:: WHAT YOU ARE ASKED TO DO ::
The exercise asks for every line of the data to be reproduced exactly.

:: DATASET CONTENT ::
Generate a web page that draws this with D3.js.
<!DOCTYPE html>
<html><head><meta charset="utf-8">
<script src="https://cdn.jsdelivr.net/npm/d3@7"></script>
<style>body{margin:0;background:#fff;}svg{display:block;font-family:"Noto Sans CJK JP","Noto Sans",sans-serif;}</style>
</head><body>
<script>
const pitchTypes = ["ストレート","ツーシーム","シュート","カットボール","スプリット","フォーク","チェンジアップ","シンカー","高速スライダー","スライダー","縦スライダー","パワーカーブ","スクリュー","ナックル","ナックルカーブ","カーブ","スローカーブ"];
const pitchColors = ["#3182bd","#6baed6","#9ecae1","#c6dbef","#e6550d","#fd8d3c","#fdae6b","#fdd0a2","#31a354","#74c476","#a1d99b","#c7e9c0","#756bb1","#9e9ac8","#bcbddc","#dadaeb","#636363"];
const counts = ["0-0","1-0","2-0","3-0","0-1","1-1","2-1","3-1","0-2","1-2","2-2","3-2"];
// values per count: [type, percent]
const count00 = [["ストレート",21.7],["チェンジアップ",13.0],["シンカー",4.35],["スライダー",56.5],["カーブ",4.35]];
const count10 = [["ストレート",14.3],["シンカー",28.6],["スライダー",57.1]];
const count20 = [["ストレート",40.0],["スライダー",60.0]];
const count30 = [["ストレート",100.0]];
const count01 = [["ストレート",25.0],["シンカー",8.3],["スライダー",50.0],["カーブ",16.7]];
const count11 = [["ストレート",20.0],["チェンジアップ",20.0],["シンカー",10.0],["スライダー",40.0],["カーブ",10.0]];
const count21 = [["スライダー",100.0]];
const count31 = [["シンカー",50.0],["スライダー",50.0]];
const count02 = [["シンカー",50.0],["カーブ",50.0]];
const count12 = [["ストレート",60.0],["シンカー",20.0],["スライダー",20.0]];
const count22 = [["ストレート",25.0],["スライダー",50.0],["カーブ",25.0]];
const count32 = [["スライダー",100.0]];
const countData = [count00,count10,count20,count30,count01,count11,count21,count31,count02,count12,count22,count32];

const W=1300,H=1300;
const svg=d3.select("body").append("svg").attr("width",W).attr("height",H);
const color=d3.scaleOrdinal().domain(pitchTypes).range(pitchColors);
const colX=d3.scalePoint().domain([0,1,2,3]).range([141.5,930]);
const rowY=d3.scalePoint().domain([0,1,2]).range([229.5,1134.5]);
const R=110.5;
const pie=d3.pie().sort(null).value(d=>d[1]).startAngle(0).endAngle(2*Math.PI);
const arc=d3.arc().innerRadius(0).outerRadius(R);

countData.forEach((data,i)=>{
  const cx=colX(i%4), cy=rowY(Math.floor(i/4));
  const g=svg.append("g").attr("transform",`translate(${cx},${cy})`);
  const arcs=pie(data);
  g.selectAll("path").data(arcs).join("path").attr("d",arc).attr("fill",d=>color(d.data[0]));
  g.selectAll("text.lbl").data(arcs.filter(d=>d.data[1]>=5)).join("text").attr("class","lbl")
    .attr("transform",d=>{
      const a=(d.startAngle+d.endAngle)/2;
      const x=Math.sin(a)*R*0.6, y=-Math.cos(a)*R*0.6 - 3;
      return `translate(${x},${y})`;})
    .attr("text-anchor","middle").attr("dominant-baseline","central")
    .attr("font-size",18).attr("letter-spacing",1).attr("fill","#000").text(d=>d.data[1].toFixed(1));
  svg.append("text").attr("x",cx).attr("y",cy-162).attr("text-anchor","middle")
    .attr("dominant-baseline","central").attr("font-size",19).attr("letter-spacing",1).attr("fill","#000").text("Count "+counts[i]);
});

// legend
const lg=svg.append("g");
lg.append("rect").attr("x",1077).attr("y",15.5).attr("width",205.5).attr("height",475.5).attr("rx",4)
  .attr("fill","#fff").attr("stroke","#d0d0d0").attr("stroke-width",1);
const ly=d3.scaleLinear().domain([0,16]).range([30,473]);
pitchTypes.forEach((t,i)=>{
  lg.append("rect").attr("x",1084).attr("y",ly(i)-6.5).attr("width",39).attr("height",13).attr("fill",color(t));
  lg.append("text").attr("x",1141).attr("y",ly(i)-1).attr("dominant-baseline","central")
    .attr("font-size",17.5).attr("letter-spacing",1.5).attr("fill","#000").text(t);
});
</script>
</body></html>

:: EXERCISE RESPONSE ::
Generate a web page that draws this with D3.js.
<!DOCTYPE html>
<html><head><meta charset="utf-8">
<script src="https://cdn.jsdelivr.net/npm/d3@7"></script>
<style>body{margin:0;background:#fff;}svg{display:block;font-family:"Noto Sans CJK JP","Noto Sans",sans-serif;}</style>
</head><body>
<script>
const pitchTypes = ["ストレート","ツーシーム","シュート","カットボール","スプリット","フォーク","チェンジアップ","シンカー","高速スライダー","スライダー","縦スライダー","パワーカーブ","スクリュー","ナックル","ナックルカーブ","カーブ","スローカーブ"];
const pitchColors = ["#3182bd","#6baed6","#9ecae1","#c6dbef","#e6550d","#fd8d3c","#fdae6b","#fdd0a2","#31a354","#74c476","#a1d99b","#c7e9c0","#756bb1","#9e9ac8","#bcbddc","#dadaeb","#636363"];
const counts = ["0-0","1-0","2-0","3-0","0-1","1-1","2-1","3-1","0-2","1-2","2-2","3-2"];
// values per count: [type, percent]
const count00 = [["ストレート",21.7],["チェンジアップ",13.0],["シンカー",4.35],["スライダー",56.5],["カーブ",4.35]];
const count10 = [["ストレート",14.3],["シンカー",28.6],["スライダー",57.1]];
const count20 = [["ストレート",40.0],["スライダー",60.0]];
const count30 = [["ストレート",100.0]];
const count01 = [["ストレート",25.0],["シンカー",8.3],["スライダー",50.0],["カーブ",16.7]];
const count11 = [["ストレート",20.0],["チェンジアップ",20.0],["シンカー",10.0],["スライダー",40.0],["カーブ",10.0]];
const count21 = [["スライダー",100.0]];
const count31 = [["シンカー",50.0],["スライダー",50.0]];
const count02 = [["シンカー",50.0],["カーブ",50.0]];
const count12 = [["ストレート",60.0],["シンカー",20.0],["スライダー",20.0]];
const count22 = [["ストレート",25.0],["スライダー",50.0],["カーブ",25.0]];
const count32 = [["スライダー",100.0]];
const countData = [count00,count10,count20,count30,count01,count11,count21,count31,count02,count12,count22,count32];

const W=1300,H=1300;
const svg=d3.select("body").append("svg").attr("width",W).attr("height",H);
const color=d3.scaleOrdinal().domain(pitchTypes).range(pitchColors);
const colX=d3.scalePoint().domain([0,1,2,3]).range([141.5,930]);
const rowY=d3.scalePoint().domain([0,1,2]).range([229.5,1134.5]);
const R=110.5;
const pie=d3.pie().sort(null).value(d=>d[1]).startAngle(0).endAngle(2*Math.PI);
const arc=d3.arc().innerRadius(0).outerRadius(R);

countData.forEach((data,i)=>{
  const cx=colX(i%4), cy=rowY(Math.floor(i/4));
  const g=svg.append("g").attr("transform",`translate(${cx},${cy})`);
  const arcs=pie(data);
  g.selectAll("path").data(arcs).join("path").attr("d",arc).attr("fill",d=>color(d.data[0]));
  g.selectAll("text.lbl").data(arcs.filter(d=>d.data[1]>=5)).join("text").attr("class","lbl")
    .attr("transform",d=>{
      const a=(d.startAngle+d.endAngle)/2;
      const x=Math.sin(a)*R*0.6, y=-Math.cos(a)*R*0.6 - 3;
      return `translate(${x},${y})`;})
    .attr("text-anchor","middle").attr("dominant-baseline","central")
    .attr("font-size",18).attr("letter-spacing",1).attr("fill","#000").text(d=>d.data[1].toFixed(1));
  svg.append("text").attr("x",cx).attr("y",cy-162).attr("text-anchor","middle")
    .attr("dominant-baseline","central").attr("font-size",19).attr("letter-spacing",1).attr("fill","#000").text("Count "+counts[i]);
});

// legend
const lg=svg.append("g");
lg.append("rect").attr("x",1077).attr("y",15.5).attr("width",205.5).attr("height",475.5).attr("rx",4)
  .attr("fill","#fff").attr("stroke","#d0d0d0").attr("stroke-width",1);
const ly=d3.scaleLinear().domain([0,16]).range([30,473]);
pitchTypes.forEach((t,i)=>{
  lg.append("rect").attr("x",1084).attr("y",ly(i)-6.5).attr("width",39).attr("height",13).attr("fill",color(t));
  lg.append("text").attr("x",1141).attr("y",ly(i)-1).attr("dominant-baseline","central")
    .attr("font-size",17.5).attr("letter-spacing",1.5).attr("fill","#000").text(t);
});
</script>
</body></html>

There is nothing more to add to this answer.